ABSTRACT

One of the less traumatic but nevertheless noticeable effects of the events of 9/11 was the voluntary moratorium on humour that immediately followed it in the American media. As a reaction to the horror of that day, intolerance for joking and an extreme sensitivity to the inappropriateness of laughter became a further way of emphasizing the extent of the tragedy. Some commentators were even moved to see 9/11 as occasioning the demise of certain types of humour: Newsday columnist James Pinkerton, for example, wrote of it as a ‘crushing defeat for irony, cynicism and hipness’ in America. Certainly, there were none of the poor taste jokes that followed hard on the heels of the Challenger disaster (1986), the King’s Cross fire (1987), or the explosion on the Piper Alpha oil platform (1988). In the weeks after the attacks, the nightly talk shows of David Letterman and Jay Leno stayed off the air, and when they returned they returned without their opening monologues. The suspension of humour was temporary, of course, and within two weeks the 26 September issue of the satirical newspaper The Onion carried the headline ‘God Angrily Clarifies “Don’t Kill” Rule’. Shortly thereafter an explicit command to laugh again came from Rudolph Giuliani, the Mayor of New York, who during a charity opening in October told the crowd ‘I’m here to give you permission to laugh.
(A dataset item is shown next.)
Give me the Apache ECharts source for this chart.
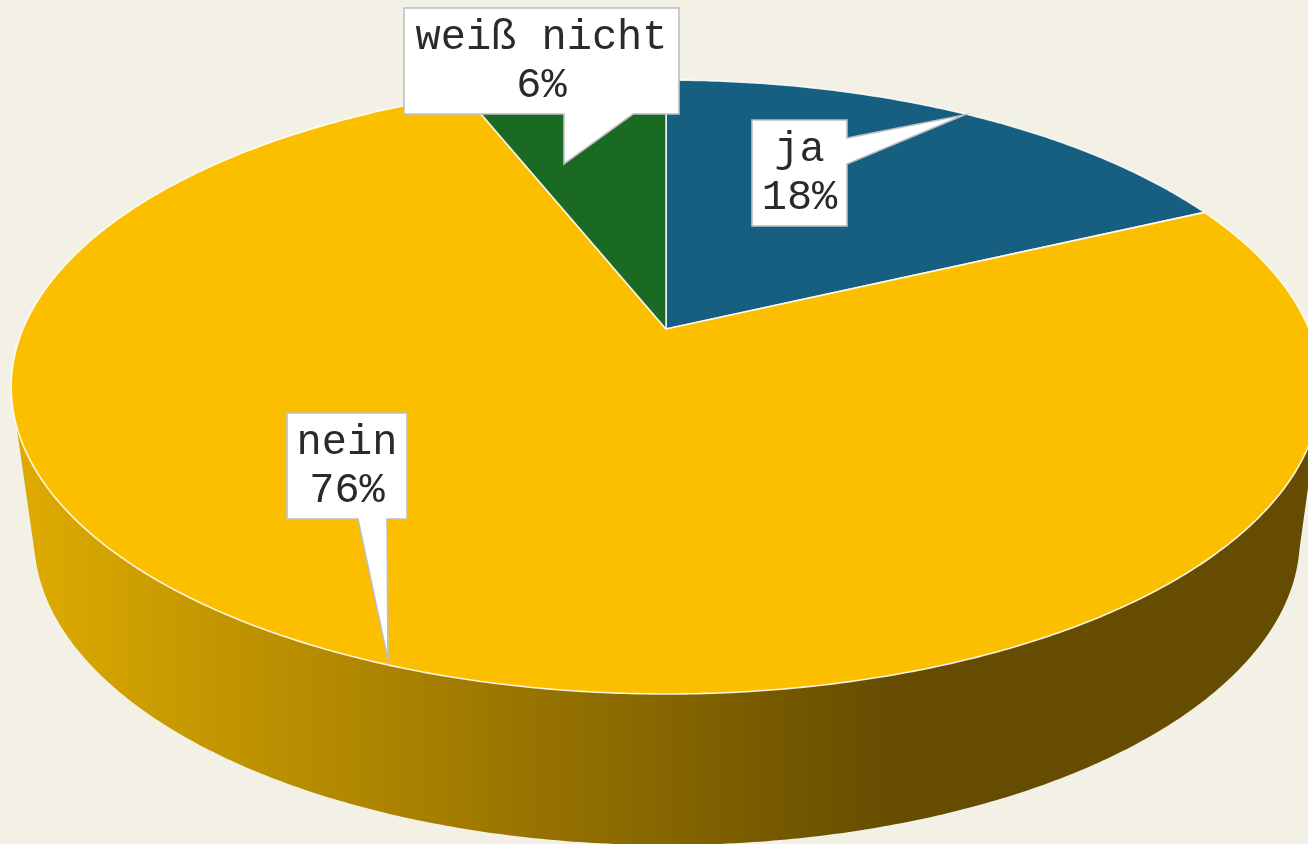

If you don’t I’ll have you arrested’. In time, the ability to laugh became symbolic of the resilience of Americans in general and New Yorkers in particular, with the freedom to laugh being held up as a defining feature of American democracy. Laughter-the pleasure, dissent, and first amendment freedom to express oneself freely that it

seems to assume-came to stand in opposition to the fundamentalist dogmas and joyless religious strictures that were believed to characterize those responsible for the attacks. The US comedian Lewis Black, whose routine takes the form of exasperated commentaries on current affairs, puts this idea most succinctly when he argues that ‘the terrorist is a person without humour at all’ (Black, 2003). Can we therefore imply a direct connection between the freedom to laugh and the right to live freely? What is the nature of the relationship between humour and freedom, and how does politics colour the world of comedy? The philosopher of humour, John Morreall, believes that a resilient sense of humour is an intrinsic defence against tyranny. ‘The person with a sense of humour can never be fully dominated, even by a government which imprisons him,’ he writes, ‘for his ability to laugh at what is incongruous in the political situation will put him above it to some extent, and will preserve a measure of his freedom-if not of movement, at least of thought’ (Morreall, 1983:101). A similar idea is found in Lord Shaftesbury’s Sensus Communis (1709), where humour offers a release from the frustrations of social justice, and a nation’s appetite for comedy is formed in direct proportion to the degree of political oppression at work there. Discussing the ‘spiritual Tyranny’ of Italy, he writes that,

the greatest of Buffoons are the ITALIANS: and in their Writings, in their freer sort of Conversations, on their Theatres, and in their Streets, Buffoonery and Burlesque are in the highest vogue. ’Tis the only manner in which the poor cramp’d Wretches can discharge a free Thought…. The greater the Weight is, the bitterer will be the Satir. The higher the Slavery, the more exquisite the Buffoonery.